When he formed his government on 10 May 1940, Churchill was confronted by near outrage among some of his closest friends and allies for giving high positions to former adversaries, including those who had kept him out of office and had belittled his policies on the eve of war. Churchill was emphatic in his reply. “As for me,” he wrote to one pre-war adversary who had apologized for his role in trying to remove Churchill from Parliament, “the past is dead.” Two days before he became Prime Minister, during the debate in the House of Commons when Chamberlain’s leadership and Churchill’s conduct of the Norwegian Campaign were both under attack, Churchill appealed to his fellow parliamentarians in these words: “I say, let pre-war feuds die; let personal quarrels be forgotten, and let us keep our hatreds for the common enemy. Let Party interests be ignored, let all our energies be harnessed, let the whole ability and forces of the nation be hurled into the struggle, and let the strong horses be pulling on the collar.”

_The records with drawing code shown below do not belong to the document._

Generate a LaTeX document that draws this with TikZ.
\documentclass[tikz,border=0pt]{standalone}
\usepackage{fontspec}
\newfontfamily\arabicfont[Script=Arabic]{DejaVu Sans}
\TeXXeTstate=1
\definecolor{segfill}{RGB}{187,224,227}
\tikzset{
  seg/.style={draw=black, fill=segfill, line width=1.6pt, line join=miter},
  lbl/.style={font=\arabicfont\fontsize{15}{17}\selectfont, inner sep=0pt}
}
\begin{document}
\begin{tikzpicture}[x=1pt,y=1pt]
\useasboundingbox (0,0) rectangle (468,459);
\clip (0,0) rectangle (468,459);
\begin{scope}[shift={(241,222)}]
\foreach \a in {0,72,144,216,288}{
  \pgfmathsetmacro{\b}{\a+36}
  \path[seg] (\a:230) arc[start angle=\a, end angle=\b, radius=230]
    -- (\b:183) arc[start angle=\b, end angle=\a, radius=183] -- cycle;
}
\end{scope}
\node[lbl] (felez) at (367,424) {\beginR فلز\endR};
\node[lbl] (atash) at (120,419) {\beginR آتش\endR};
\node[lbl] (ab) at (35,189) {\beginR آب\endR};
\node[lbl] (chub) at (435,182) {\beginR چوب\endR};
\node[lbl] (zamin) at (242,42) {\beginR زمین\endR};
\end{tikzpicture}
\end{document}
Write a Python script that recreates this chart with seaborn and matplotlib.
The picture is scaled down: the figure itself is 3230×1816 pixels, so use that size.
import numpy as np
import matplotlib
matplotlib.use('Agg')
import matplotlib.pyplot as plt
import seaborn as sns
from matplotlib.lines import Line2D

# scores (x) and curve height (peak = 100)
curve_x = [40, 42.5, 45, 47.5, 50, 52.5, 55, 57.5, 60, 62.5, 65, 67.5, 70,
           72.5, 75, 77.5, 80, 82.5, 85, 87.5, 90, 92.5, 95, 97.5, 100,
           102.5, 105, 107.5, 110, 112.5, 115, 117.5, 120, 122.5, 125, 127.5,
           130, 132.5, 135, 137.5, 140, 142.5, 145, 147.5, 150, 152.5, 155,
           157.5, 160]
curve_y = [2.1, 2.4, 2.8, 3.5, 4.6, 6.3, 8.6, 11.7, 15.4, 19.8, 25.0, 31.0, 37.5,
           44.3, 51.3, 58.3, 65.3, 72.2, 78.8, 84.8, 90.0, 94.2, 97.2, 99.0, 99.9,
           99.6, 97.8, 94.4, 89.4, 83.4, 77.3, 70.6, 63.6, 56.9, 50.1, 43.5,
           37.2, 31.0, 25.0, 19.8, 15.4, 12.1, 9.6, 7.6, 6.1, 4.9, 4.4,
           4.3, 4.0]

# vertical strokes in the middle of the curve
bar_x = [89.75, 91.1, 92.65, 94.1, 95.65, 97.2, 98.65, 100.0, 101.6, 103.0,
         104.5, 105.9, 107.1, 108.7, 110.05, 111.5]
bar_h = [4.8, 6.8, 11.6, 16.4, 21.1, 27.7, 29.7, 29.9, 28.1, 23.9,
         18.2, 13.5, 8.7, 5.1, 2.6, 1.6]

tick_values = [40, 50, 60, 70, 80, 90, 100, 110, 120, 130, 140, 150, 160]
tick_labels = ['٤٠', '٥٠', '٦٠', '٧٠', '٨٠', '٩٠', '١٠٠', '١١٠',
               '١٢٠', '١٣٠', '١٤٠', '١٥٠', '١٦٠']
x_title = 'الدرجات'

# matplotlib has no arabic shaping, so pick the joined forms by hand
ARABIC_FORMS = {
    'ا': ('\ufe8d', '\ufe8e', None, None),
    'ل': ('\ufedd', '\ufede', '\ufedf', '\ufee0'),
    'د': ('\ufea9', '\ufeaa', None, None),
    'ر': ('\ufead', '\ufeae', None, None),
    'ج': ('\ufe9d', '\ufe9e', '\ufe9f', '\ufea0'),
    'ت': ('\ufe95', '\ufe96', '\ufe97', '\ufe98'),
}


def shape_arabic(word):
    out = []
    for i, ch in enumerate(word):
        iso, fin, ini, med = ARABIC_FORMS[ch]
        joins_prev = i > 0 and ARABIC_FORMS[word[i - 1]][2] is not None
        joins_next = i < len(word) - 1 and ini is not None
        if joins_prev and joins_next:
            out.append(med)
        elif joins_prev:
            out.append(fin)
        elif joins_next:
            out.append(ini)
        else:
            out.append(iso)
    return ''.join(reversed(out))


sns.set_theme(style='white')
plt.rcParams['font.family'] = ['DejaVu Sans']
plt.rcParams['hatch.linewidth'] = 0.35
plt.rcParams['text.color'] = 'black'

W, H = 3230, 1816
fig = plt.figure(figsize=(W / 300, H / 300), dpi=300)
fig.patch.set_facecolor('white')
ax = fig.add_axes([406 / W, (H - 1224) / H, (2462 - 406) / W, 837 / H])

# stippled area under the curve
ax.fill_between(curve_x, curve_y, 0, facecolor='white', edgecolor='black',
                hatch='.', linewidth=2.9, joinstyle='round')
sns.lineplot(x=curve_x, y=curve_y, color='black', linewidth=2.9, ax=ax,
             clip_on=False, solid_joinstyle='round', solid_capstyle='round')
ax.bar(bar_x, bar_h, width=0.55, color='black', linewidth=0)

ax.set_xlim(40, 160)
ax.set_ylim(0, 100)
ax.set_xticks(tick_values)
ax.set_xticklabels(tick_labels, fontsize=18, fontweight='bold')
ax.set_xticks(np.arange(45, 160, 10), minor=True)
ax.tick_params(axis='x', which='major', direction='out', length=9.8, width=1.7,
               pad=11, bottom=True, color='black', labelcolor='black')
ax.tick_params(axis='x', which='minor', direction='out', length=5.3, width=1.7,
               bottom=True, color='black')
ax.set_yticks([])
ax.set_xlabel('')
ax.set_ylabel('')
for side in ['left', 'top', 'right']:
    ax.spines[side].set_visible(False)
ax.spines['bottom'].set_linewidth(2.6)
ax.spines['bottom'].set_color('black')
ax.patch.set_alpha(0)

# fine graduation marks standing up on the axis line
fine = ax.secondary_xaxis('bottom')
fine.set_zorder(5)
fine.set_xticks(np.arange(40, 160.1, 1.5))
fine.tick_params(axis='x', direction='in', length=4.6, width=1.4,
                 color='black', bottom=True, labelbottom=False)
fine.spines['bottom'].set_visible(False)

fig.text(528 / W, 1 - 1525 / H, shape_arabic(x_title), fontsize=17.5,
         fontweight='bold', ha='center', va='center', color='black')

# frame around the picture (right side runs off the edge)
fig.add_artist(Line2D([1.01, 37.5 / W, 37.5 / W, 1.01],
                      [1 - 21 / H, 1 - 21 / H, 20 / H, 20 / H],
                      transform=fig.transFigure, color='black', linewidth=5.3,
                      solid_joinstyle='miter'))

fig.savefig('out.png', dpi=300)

Three months later, as Prime Minister, he was to reiterate this theme with even greater force. After describing the recriminations between France and Britain on the eve of the fall of France as well as the neglect by the pre-war British government to provide an adequate army for fighting on the continent, he told the House of Commons:

I am not reciting these facts for the purpose of recrimination. That, I judge, to be utterly futile and even harmful. We cannot afford it. I recite them in order to explain why it was that we did not have, as we could have had, between twelve and fourteen British divisions fighting in the line in this great battle instead of only three. Now I put all this aside. I put it on the shelf, from which the historians, if they have time, will select their documents and tell their stories. We have to think of the future and not of the past. This also applies in a small way to our own affairs at home. There are too many who would hold an inquest in the House of Commons on the conduct of the Governments—and of Parliaments, for they are in it too—during the years which led up to this catastrophe. They seek to indict those who were responsible for the guidance of our affairs. This also would be a foolish and pernicious process. There are too many in it. Let each man search his conscience and search his speeches. I frequently search mine.